Die Staatsanwaltschaft beantragt mit Nichtigkeitsbeschwerde Schuldigsprechung in beiden Anklagepunkten.
 
Aus den Erwägungen:
5. In BGE 76 IV 122 und 125 wurde entschieden, Art. 237 StGB sei nicht jedesmal anwendbar, wenn jemand Leib und Leben einer am öffentlichen Verkehr teilnehmenden Person gefährde, sondern nur dann, wenn darüber hinaus der öffentliche Verkehr gehindert, gestört oder gefährdet werde. Art. 237 wolle nicht "in erster Linie" Leib und Leben, sondern den öffentlichen Verkehr schützen.
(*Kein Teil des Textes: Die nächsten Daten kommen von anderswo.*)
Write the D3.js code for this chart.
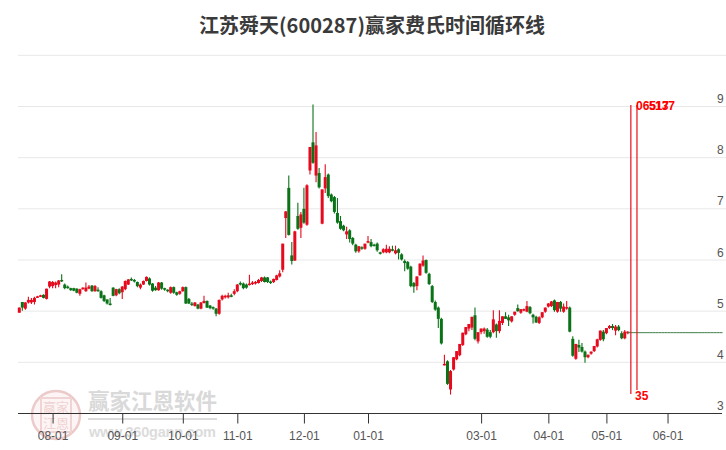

Öffentlich aber sei vom Täter aus gesehen nur der Verkehr der Allgemeinheit, nicht der Verkehr, den der Täter selber schaffe, indem er sich auf der Strasse, auf dem Wasser oder in der Luft fortbewege oder aufhalte. Wer den eigenen Gang, die eigene Fahrt oder den eigenen Flug hindere, störe oder gefährde, vergehe sich

BGE 100 IV 54 (55):

nicht gegen Art. 237 StGB. Personen, die sich jemandem für eine Fahrt oder einen Flug anvertrauten, seien deshalb ihrem Führer gegenüber durch diese Bestimmung nicht geschützt; sie seien im Verhältnis zu ihm nicht "Allgemeinheit". Ein Jahr zuvor hatte der Kassationshof den Standpunkt vertreten, Art. 237 StGB schütze Leib und Leben von Menschen, und hatte damit im öffentlichen Verkehr nur das Tatmittel gesehen (BGE 75 IV 124).
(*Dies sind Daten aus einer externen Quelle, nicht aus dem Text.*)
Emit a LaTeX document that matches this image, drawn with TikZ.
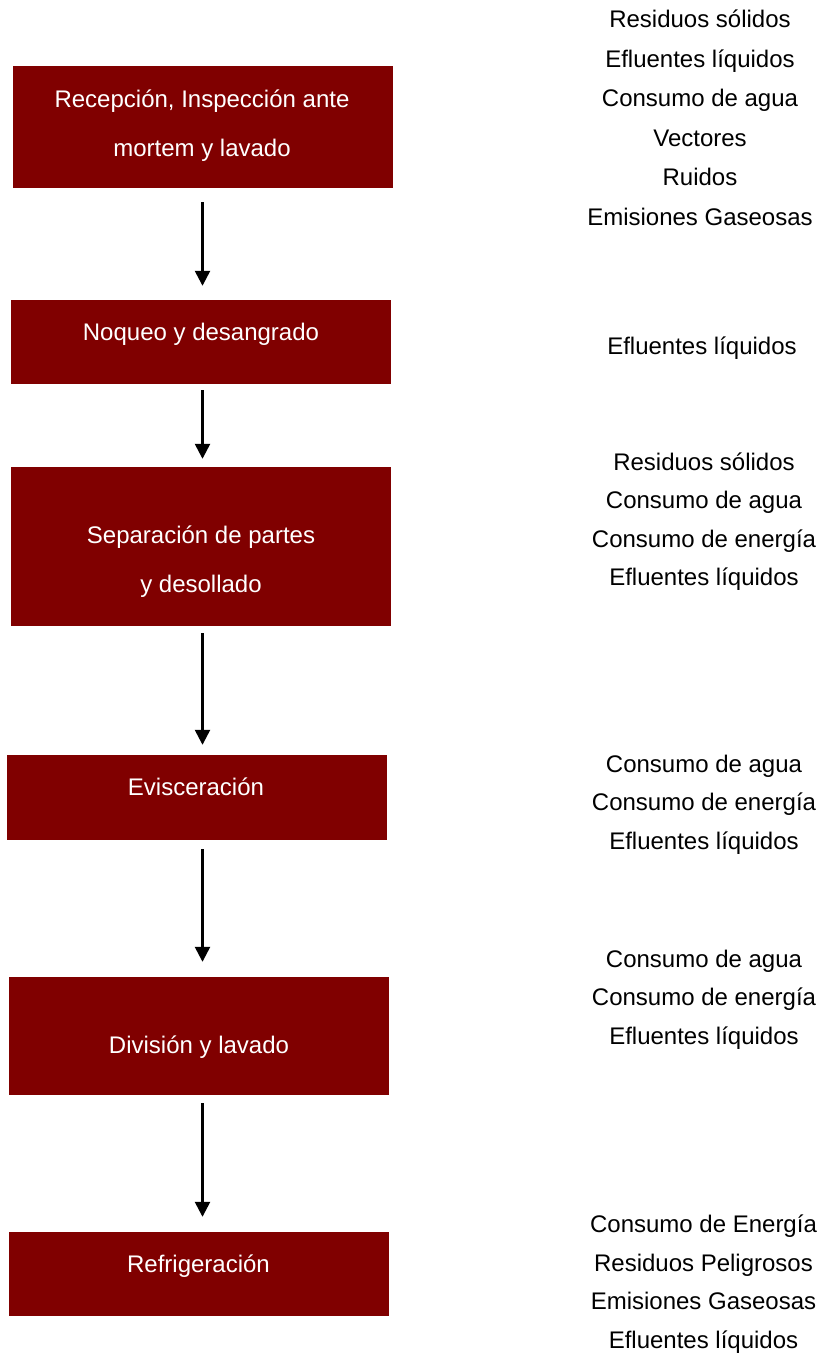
\documentclass[tikz,border=0pt]{standalone}
\usepackage{fontspec}
\setmainfont{Liberation Sans}
\usetikzlibrary{arrows.meta}
\definecolor{stageRed}{RGB}{128,0,0}

\begin{document}
\begin{tikzpicture}
[x=1pt,y=-1pt,
  stageDecorate/.style={shape=rectangle,fill=stageRed,inner sep=0pt,minimum width=380pt},
  stageText/.style={anchor=base,inner sep=0pt,text=white,align=center,font=\fontsize{24}{49}\selectfont},
  impactText/.style={anchor=base,inner sep=0pt,align=center,font=\fontsize{24}{38.5}\selectfont},
  arrowDecorate/.style={-{Triangle[width=15pt,length=15pt]},line width=2.5pt}]
\useasboundingbox (0,0) rectangle (828,1355);
%% process stages
\foreach \nodename/\x/\y/\h in {recep/203/127/122, noqueo/201/342/84,
  separ/201/546.5/159, evisc/196.5/797.5/85, divis/199/1036/118,
  refrig/199/1274/84}
{
  \node (\nodename) at (\x,\y) [stageDecorate,minimum height=\h pt] {};
}
%% texts in the stages (base = last line)
\node (recepText) at (202,156) [stageText] {Recepción, Inspección ante\\mortem y lavado};
\node (noqueoText) at (201,340) [stageText] {Noqueo y desangrado};
\node (separText) at (201,592) [stageText] {Separación de partes\\y desollado};
\node (eviscText) at (196,795) [stageText] {Evisceración};
\node (divisText) at (199,1053) [stageText] {División y lavado};
\node (refrigText) at (198.5,1272) [stageText] {Refrigeración};
%% impacts
\node (recepImpact) at (700,225) [impactText,font=\fontsize{24}{39.5}\selectfont]
  {Residuos sólidos\\Efluentes líquidos\\Consumo de agua\\Vectores\\Ruidos\\Emisiones Gaseosas};
\node (noqueoImpact) at (702,354) [impactText] {Efluentes líquidos};
\node (separImpact) at (704,585.5) [impactText]
  {Residuos sólidos\\Consumo de agua\\Consumo de energía\\Efluentes líquidos};
\node (eviscImpact) at (704,849) [impactText]
  {Consumo de agua\\Consumo de energía\\Efluentes líquidos};
\node (divisImpact) at (704,1044) [impactText]
  {Consumo de agua\\Consumo de energía\\Efluentes líquidos};
\node (refrigImpact) at (703.5,1348) [impactText]
  {Consumo de Energía\\Residuos Peligrosos\\Emisiones Gaseosas\\Efluentes líquidos};
%% arrows
\coordinate (axis) at (202.5,0);
\foreach \startnode/\endnode/\gapA/\gapB in {recep/noqueo/14/14,
  noqueo/separ/6/8, separ/evisc/7/10, evisc/divis/9/15, divis/refrig/8/15}
{
  \draw[arrowDecorate,shorten <=\gapA pt,shorten >=\gapB pt]
    (\startnode.south -| axis) -- (\endnode.north -| axis);
}
\end{tikzpicture}
\end{document}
Nach erneuter Prüfung der Frage ist mit SCHWANDER (Das Schweiz. StGB, Nr. 678 S. 444) festzustellen, dass zur Sicherung der eigentlichen Verkehrsabläufe die Übertretungstatbestände der Nebenstrafgesetzgebung genügen und die schweren Strafen des Art. 237 StGB Leib und Leben von Menschen, die sich im öffentlichen Verkehr befinden, schützen; deswegen ist Art. 237 StGB auch anwendbar, wenn der Täter Leib und Leben mitfahrender Personen gefährdet; es ist in der Tat nicht einzusehen, warum diese weniger schutzwürdig wären als andere Verkehrsteilnehmer. Zwar findet sich Art. 237 StGB unter dem Titel "Verbrechen und Vergehen gegen den öffentlichen Verkehr". Aber abgesehen davon, dass Titel neben dem Sinn der einzelnen Bestimmung keine ausschlaggebende Bedeutung haben (BGE 78 IV 176), gilt die genannte Überschrift auch für Art. 238 StGB, der für den Eisenbahnverkehr insoweit eine dem Art. 237 StGB durchaus analoge Regelung enthält, als es um die Gefährdung von Leib und Leben von Menschen geht. Wie Art. 237 spricht auch Art. 238 StGB allgemein von der durch die Störung des technischen Eisenbahnbetriebes bewirkten Gefährdung von Leib und Leben von Menschen, ohne deren Kreis irgendwie zu begrenzen (BGE 84 IV 20 unten). Für Art. 238 wurde jedoch stets anerkannt, dass auch die transportierten Personen geschützt sind (BGE 78 IV 104, BGE 80 IV 182, BGE 86 IV 102). Warum es beim Verkehr auf der Strasse, auf dem Wasser und in der Luft anders sein sollte, ist nicht ersichtlich. Auch Mitfahrer nehmen am Verkehr teil, und es wäre wirklichkeitsfremd, den Führer eines Passagierschiffes oder den Piloten eines Linienflugzeugs im Personenverkehr, der in grobfahrlässiger Weise seine Führerpflicht verletzt und dadurch Leib und Leben seiner Passagiere schwer gefährdet, einzig deswegen nicht wegen Gefährdung des öffentlichen Verkehrs zu bestrafen, weil er sich dabei fern eines andern Wasser- und Luftfahrzeuges gehalten hat.